- Data excerpt:
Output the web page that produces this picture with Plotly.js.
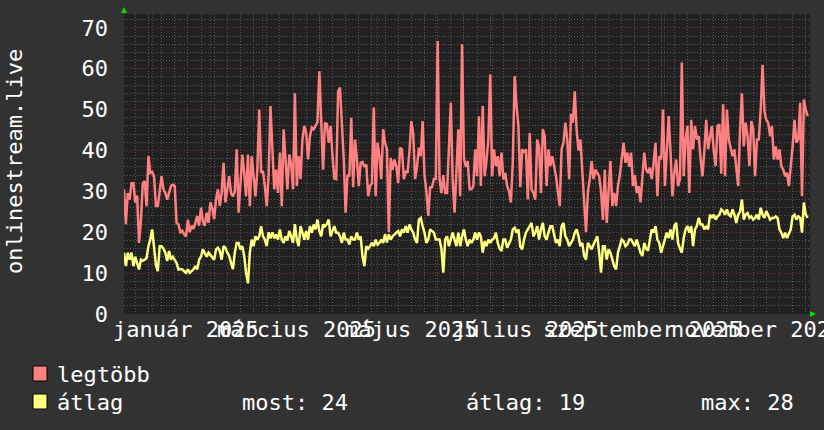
<!DOCTYPE html>
<html>
<head>
<meta charset="utf-8">
<script src="https://cdn.plot.ly/plotly-3.0.1.min.js"></script>
<style>
html,body{margin:0;padding:0;background:#323232;}
#chart{width:824px;height:430px;}
</style>
</head>
<body>
<div id="chart"></div>
<script>
// ---- data: daily values, first day 2024-12-17 ----
const startDate = '2024-12-17';

// legtöbb (max) per month
const redDec24 = [30.5, 22, 29.6, 28, 32, 32, 27.3, 29, 17.4, 22.7, 32, 32.5, 26.4, 38.6, 34.5];
const redJan = [34.8, 33.7, 26.4, 26.4, 30, 33.7, 30.5, 29.6, 28, 30, 31.3, 31.6, 31.3, 22.3, 21.9, 20, 20.4, 19.5, 19, 23, 20, 21.6, 20.8, 22.3, 24, 21.6, 26, 22.7, 21.6, 24.8, 22.3];
const redFeb = [27.3, 26, 23.2, 28, 30.5, 26.4, 29.6, 37, 27.3, 31, 33.7, 29.6, 28.8, 30, 40.3, 24.8, 33.7, 39, 34.5, 28.8, 39, 26.4, 38.6, 33, 28.8, 35.3, 50, 34.5];
const redMar = [35, 31.3, 26.4, 34, 50.9, 40.3, 30.5, 35.3, 29.6, 39.5, 26.4, 45.2, 36.2, 30.5, 39, 36.6, 30.5, 54, 31.3, 38.6, 33, 42.7, 46, 44.3, 37.8, 43.5, 45.6, 45.2, 46, 47, 59.4];
const redApr = [47.2, 35.3, 46.8, 46.5, 41.9, 46, 38.6, 33.2, 33, 54.5, 55.4, 46.8, 37.8, 24.8, 34, 33.7, 48, 31, 42.7, 37.8, 31.3, 37, 37.2, 36, 36.6, 28.8, 31.3, 32, 50.5, 28.8];
const redMay = [41.9, 38.6, 33, 45.2, 41.9, 40.3, 20, 38.2, 35.3, 37.8, 36.2, 32, 40.7, 40.3, 33, 35, 34.5, 40, 47.2, 44, 33, 36, 40.7, 38.6, 47.2, 34, 30, 24, 31, 31, 33];
const redJun = [33, 66.8, 33, 29.6, 34, 29.6, 29.6, 40, 51.7, 33, 24.8, 35, 45.2, 28.8, 66, 38, 36, 37.4, 30.5, 30.5, 31.3, 40.3, 33.7, 48.4, 31.3, 50.9, 33.7, 37.5, 42.7, 58.6];
const redJul = [33.7, 40.3, 36.2, 38.6, 33.7, 39.5, 32.9, 34.5, 31.3, 30, 27.3, 37, 58.2, 50.9, 46, 31, 40.3, 39.5, 40.3, 28, 44.3, 30.5, 29.6, 28, 42.7, 41, 29.6, 45.2, 43.5, 31.3, 40.3];
const redAug = [36.2, 38.6, 36.2, 33.7, 30, 26.4, 40.3, 41.9, 46.8, 42.7, 33, 49, 46.8, 54.5, 45, 40, 42.7, 35, 25, 20, 30, 33, 37.4, 33, 35.3, 34.5, 33.7, 30, 23, 35.3, 22.3];
const redSep = [30, 37.4, 26.4, 29.6, 26.4, 31.3, 34, 38, 41.9, 37, 39.5, 36, 39.5, 31.3, 34, 29.6, 31.3, 27.3, 33, 39.5, 35.3, 34.5, 35.8, 33, 37, 41.9, 28.8, 38.6, 37.8, 50];
const redOct = [31.3, 38.6, 48.4, 39.5, 28.8, 34.5, 37.8, 31.3, 33, 61.5, 33.7, 42.7, 46, 29.6, 47.5, 40.3, 46, 42.7, 43.5, 38, 33.7, 40, 47.5, 40.3, 42.7, 46, 40, 36.2, 46, 46.4, 34.3];
const redNov = [51.3, 33.7, 50, 42.7, 40.3, 38.6, 40.3, 36, 31.3, 45, 54, 41, 46.8, 43.5, 36.2, 47.2, 45.2, 33.7, 42.7, 42.7, 50, 61, 49.5, 47.5, 46.8, 43.5, 46, 37.8, 41, 37.8];
const redDec25 = [40.3, 36.2, 35.3, 33.7, 34.5, 31.3, 36, 41, 47.5, 41.9, 42.7, 51.7, 28.8, 52.5, 50, 48.4];

// átlag (average) per month
const yelDec24 = [15, 11.7, 15, 13.3, 15, 11.7, 14, 12.5, 10.9, 13.3, 13, 13.3, 13.7, 16.6, 18.2];
const yelJan = [20.7, 16.6, 12, 10.5, 16.6, 16.6, 16, 15, 13, 15.4, 13.3, 14, 13.3, 12.5, 10.9, 11, 10.9, 10.5, 10.1, 10.9, 10.1, 10.5, 10.9, 11.7, 10.9, 13.3, 14, 15.8, 15, 14, 15];
const yelFeb = [14.5, 14, 13.3, 15.8, 16.2, 15.4, 13.3, 16.6, 16.2, 15, 14.2, 12.5, 11, 15, 17.4, 17.4, 15.8, 16.6, 14.2, 10.1, 7.5, 15, 18.2, 16.6, 19, 18.2, 19, 21.5];
const yelMar = [19, 18.2, 16.6, 20, 18.5, 20, 18.5, 19.5, 18.2, 20.7, 18.2, 17.4, 19, 18, 20.3, 19, 17.4, 22, 18.2, 16.6, 21.5, 19.9, 18.2, 20.3, 18.2, 21.5, 19.9, 21.9, 20.7, 23.1, 20.3];
const yelApr = [19, 21.9, 21.5, 22, 23.1, 19, 20.3, 21.5, 19.9, 19.9, 19, 17.4, 19.9, 18.2, 18.2, 17, 19, 18.2, 18.2, 19.9, 18.2, 19, 14, 11.7, 16.6, 16, 16.6, 17.4, 16.6, 18.2];
const yelMay = [17, 17.4, 18.2, 17.4, 19.5, 17.5, 19.5, 18.2, 19, 19.5, 19.9, 20.3, 19, 20.7, 19.9, 21.5, 19.9, 21.9, 20.7, 19.9, 18.2, 17.4, 23.1, 23.5, 21.5, 19.9, 17.4, 18.2, 20.7, 20.3, 19.9];
const yelJun = [18.2, 18.2, 18.2, 16, 10.1, 18.2, 19, 16.6, 18.2, 19.9, 18.2, 16.6, 19.9, 16.6, 19, 20.7, 18.2, 16.6, 18.2, 17.4, 18.2, 19.9, 18.2, 19.9, 19, 15, 17.8, 16.6, 18.2, 17.4];
const yelJul = [18.2, 18.5, 19.9, 17.4, 16, 15.4, 18.2, 18.2, 16.2, 17.4, 18.2, 20.7, 21.1, 19.9, 20.7, 16.5, 15.8, 18.2, 19.9, 20.7, 21.5, 22.3, 19, 19.9, 21.5, 18.2, 20.7, 22.3, 19, 18.2, 19.9];
const yelAug = [21.5, 21.5, 19.5, 17.4, 18.2, 16.6, 21.5, 22.3, 19, 18.2, 16.6, 17.4, 18.2, 19.9, 20.7, 19, 16.6, 17.4, 14.2, 13.3, 17.4, 16.6, 15.8, 17, 18.2, 19, 15, 10.1, 16.6, 16.6, 13.3];
const yelSep = [15.8, 15, 13, 11.7, 10.9, 15, 16.6, 18.2, 17.8, 16.6, 17, 18.2, 18.2, 17.4, 16.6, 18.2, 16.6, 15, 14.2, 17.4, 16, 15.5, 18.2, 20.7, 19.9, 21.5, 18.2, 17.4, 15, 16.6];
const yelOct = [18.2, 19.9, 18.6, 20.7, 18.2, 21.5, 22.3, 17.4, 16, 15, 18.6, 20.7, 21.5, 19.9, 21.5, 16.6, 20.7, 21.5, 23.5, 21.9, 21.9, 20.7, 21.5, 20.7, 24.3, 23.5, 24.3, 23.1, 23.9, 24.3, 25.6];
const yelNov = [25.2, 24.3, 25.6, 24.3, 23.9, 25.6, 24.3, 22.3, 24.3, 25, 28, 23.1, 24.3, 24.7, 23.5, 23.9, 23.1, 23.5, 24.3, 23.1, 26, 24.3, 23.5, 25.2, 24.3, 23.1, 23.5, 23.5, 23.9, 23.5];
const yelDec25 = [20.7, 19.9, 18.6, 19.9, 18.6, 19.9, 20.7, 23.9, 24.3, 23.1, 23.9, 23.5, 19.9, 27.3, 24.3, 23.5];

// axis / legend texts
const yTickVals = [0, 10, 20, 30, 40, 50, 60, 70];
const monthLabels = ['január 2025', 'március 2025', 'május 2025', 'július 2025', 'szeptember 2025', 'november 2025'];
const monthLabelDates = ['2025-01-19', '2025-03-19', '2025-05-19', '2025-07-19', '2025-09-19', '2025-11-19'];
const yTitle = 'onlinestream.live';
const seriesNames = ['legtöbb', 'átlag'];
const statTexts = ['most: 24', 'átlag: 19', 'max: 28'];

// ---- build ----
const redVals = [].concat(redDec24, redJan, redFeb, redMar, redApr, redMay, redJun, redJul, redAug, redSep, redOct, redNov, redDec25);
const yelVals = [].concat(yelDec24, yelJan, yelFeb, yelMar, yelApr, yelMay, yelJun, yelJul, yelAug, yelSep, yelOct, yelNov, yelDec25);
const t0 = Date.parse(startDate + 'T00:00:00Z');
const dates = redVals.map((_, i) => new Date(t0 + i * 86400000).toISOString().slice(0, 10));

const W = 824, H = 430, L = 124, R = 14, T = 14, B = 116;
const pw = W - L - R, ph = H - T - B;
const px = x => (x - L) / pw;
const py = y => (H - B - y) / ph;

const FONT = 'DejaVu Sans Mono';
const fs = 22;

const traces = [
  {x: dates, y: redVals, type: 'scatter', mode: 'lines', line: {color: '#ff8080', width: 2.5}, name: seriesNames[0]},
  {x: dates, y: yelVals, type: 'scatter', mode: 'lines', line: {color: '#ffff80', width: 2.5}, name: seriesNames[1]}
];

const annotations = [];
monthLabels.forEach((t, i) => {
  annotations.push({x: monthLabelDates[i], xref: 'x', y: py(330), yref: 'paper', text: t,
    showarrow: false, xanchor: 'center', yanchor: 'middle', font: {family: FONT, size: fs, color: '#ffffff'}});
});
annotations.push({x: px(14), y: py(162), xref: 'paper', yref: 'paper', text: yTitle, textangle: -90,
  showarrow: false, xanchor: 'center', yanchor: 'middle', font: {family: FONT, size: fs, color: '#ffffff'}});
annotations.push({x: px(55), y: py(374), xref: 'paper', yref: 'paper', text: seriesNames[0], showarrow: false,
  xanchor: 'left', yanchor: 'middle', font: {family: FONT, size: fs, color: '#ffffff'}});
annotations.push({x: px(55), y: py(402), xref: 'paper', yref: 'paper', text: seriesNames[1], showarrow: false,
  xanchor: 'left', yanchor: 'middle', font: {family: FONT, size: fs, color: '#ffffff'}});
[240, 464, 699].forEach((xx, i) => {
  annotations.push({x: px(xx), y: py(402), xref: 'paper', yref: 'paper', text: statTexts[i], showarrow: false,
    xanchor: 'left', yanchor: 'middle', font: {family: FONT, size: fs, color: '#ffffff'}});
});

const shapes = [
  {type: 'rect', xref: 'paper', yref: 'paper', x0: px(33), x1: px(47), y0: py(366), y1: py(381), fillcolor: '#ff8080', line: {color: '#000000', width: 1}},
  {type: 'rect', xref: 'paper', yref: 'paper', x0: px(33), x1: px(47), y0: py(394), y1: py(409), fillcolor: '#ffff80', line: {color: '#000000', width: 1}},
  {type: 'path', xref: 'paper', yref: 'paper', path: `M ${px(121)} ${py(13)} L ${px(127)} ${py(13)} L ${px(124)} ${py(7)} Z`, fillcolor: '#00e000', line: {width: 0}},
  {type: 'path', xref: 'paper', yref: 'paper', path: `M ${px(810)} ${py(311)} L ${px(810)} ${py(317)} L ${px(816)} ${py(314)} Z`, fillcolor: '#00e000', line: {width: 0}}
];

const layout = {
  width: W, height: H,
  margin: {l: L, r: R, t: T, b: B, pad: 0},
  paper_bgcolor: '#323232',
  plot_bgcolor: '#212121',
  showlegend: false,
  font: {family: FONT, size: fs, color: '#ffffff'},
  xaxis: {
    type: 'date',
    range: ['2024-12-17', '2025-12-17 06:00'],
    showticklabels: false, ticks: '',
    tick0: '2025-01-01', dtick: 'M1',
    showgrid: true, gridcolor: '#7a3636', griddash: '1px,2px', gridwidth: 1,
    minor: {tick0: '2024-12-23', dtick: 7 * 86400000, showgrid: true, gridcolor: '#5a5a5a', griddash: '1px,2px', gridwidth: 1},
    zeroline: false, showline: false
  },
  yaxis: {
    range: [0, 73.4],
    tickvals: yTickVals,
    ticks: '', ticklabelstandoff: 15,
    tickfont: {family: FONT, size: fs, color: '#ffffff'},
    showgrid: true, gridcolor: '#7a3636', griddash: '1px,2px', gridwidth: 1,
    minor: {dtick: 2, showgrid: true, gridcolor: '#5a5a5a', griddash: '1px,2px', gridwidth: 1},
    zeroline: false, showline: false
  },
  annotations: annotations,
  shapes: shapes
};

Plotly.newPlot('chart', traces, layout, {staticPlot: true, displayModeBar: false});
</script>
</body>
</html>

- What you have to do: Could the lines from the top of the material through the line with "const startDate = '2024-12-17';" be repeated exactly, pictures left out?

- Exercise solution:
Output the web page that produces this picture with Plotly.js.
<!DOCTYPE html>
<html>
<head>
<meta charset="utf-8">
<script src="https://cdn.plot.ly/plotly-3.0.1.min.js"></script>
<style>
html,body{margin:0;padding:0;background:#323232;}
#chart{width:824px;height:430px;}
</style>
</head>
<body>
<div id="chart"></div>
<script>
// ---- data: daily values, first day 2024-12-17 ----
const startDate = '2024-12-17';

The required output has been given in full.